P.S. TAP::Spec::Parser
marpa branch uses two Marpa parsers. At first, this was done to make TAP's "junk line" handling easier, but it's also good for error reporting. Since TAP is a line-oriented protocol, the "line parser" turns a line of input into an object that's used as an input token to the "stream parser", and every EOL is a commit point. Since the "stream" parser expects lines as tokens, and doesn't know anything about the insides of lines, it means that out-of-sequence TAP generates errors like "Expected 'Test_Result', found 'Plan'" instead of errors like "Expected 'Status', found '1..'". I think that's a pretty cool side effect.
I liked the aggressive use of two Marpa parsers to tackle this problem. Using simultaneous Marpa parsers on some grammars is something that I had thought about, but never implemented. In paricular, even though I've looked at alternative ways to use Marpa to deal with line-oriented languages like TAP, your approach never occurred to me.
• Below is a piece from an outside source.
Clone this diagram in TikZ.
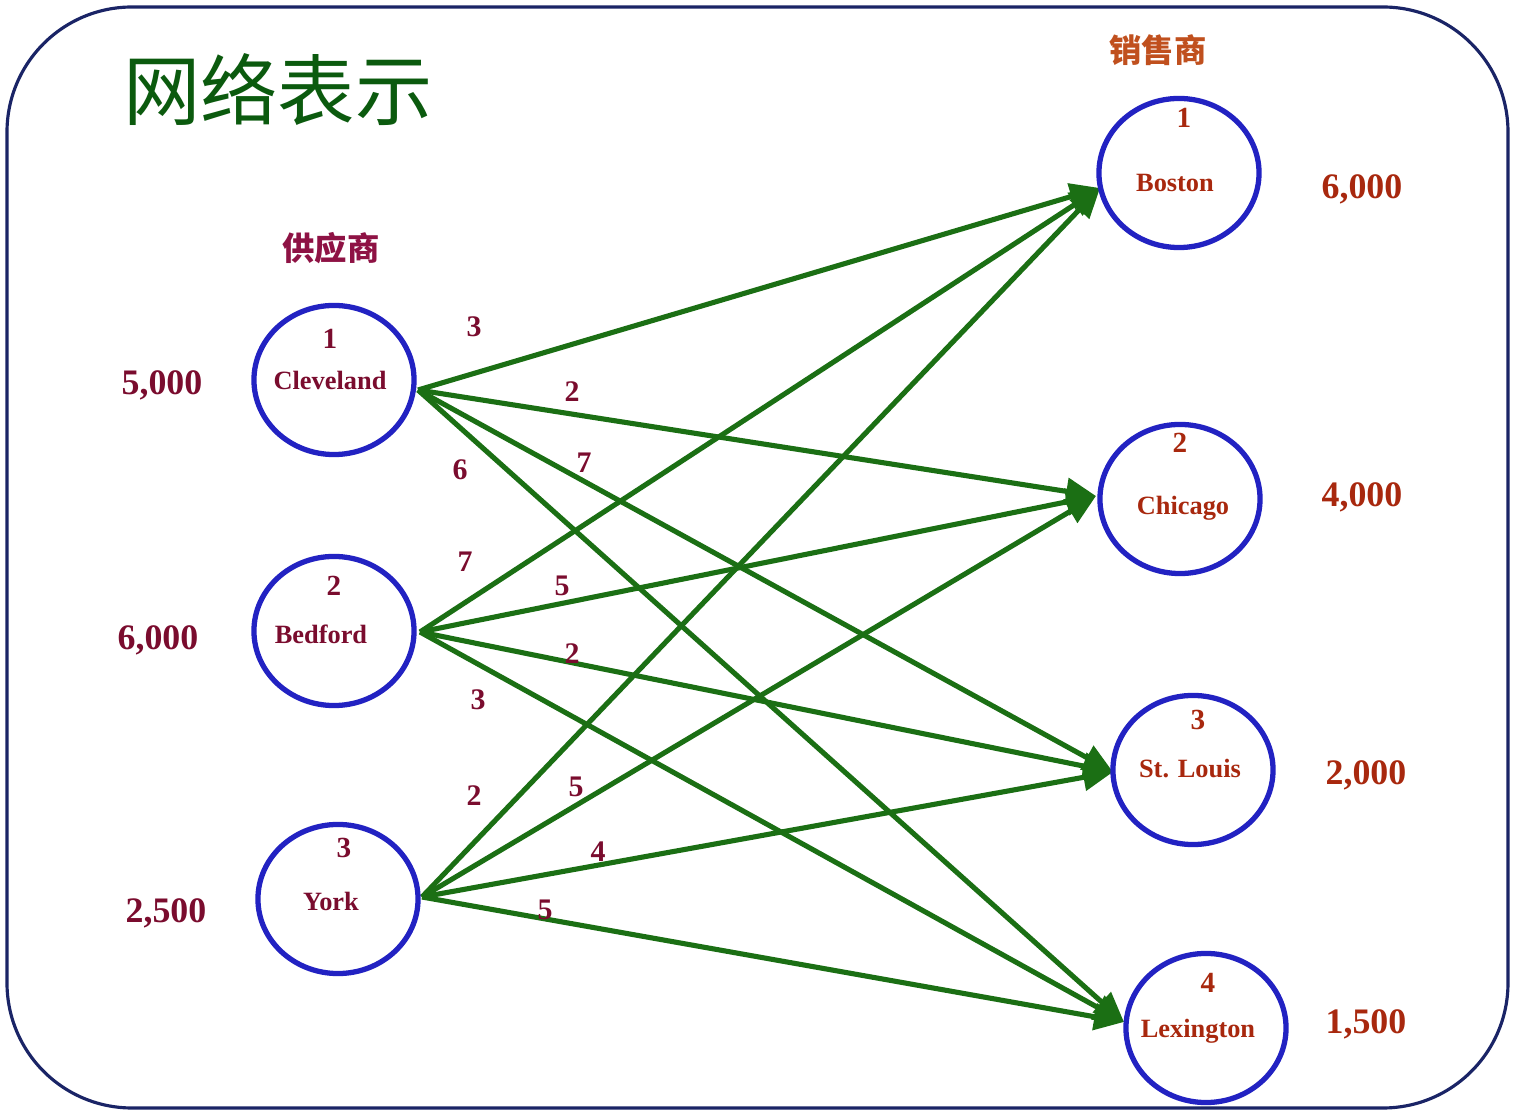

It's very attractive.
Marpa once had not only its own lexer, but its own specification language, called MDL. The "Ruby Slippers" were invented for MDL -- MDL used the trick of looking at the tokens expected by the parser in order to simplify lexing. But MDL looked to most people like a clumsy combination of COBOL and Flex. MDL seemed to leave people totally confused as to what Marpa was or why they might want to use it.
Killing MDL looks like it was a good idea. You rediscovered all MDL's lexing insights, plus some. Perhaps somebody will also come up with a domain-specific language for Marpa parsers, parsed by Marpa itself. Chances are I will like it better than MDL.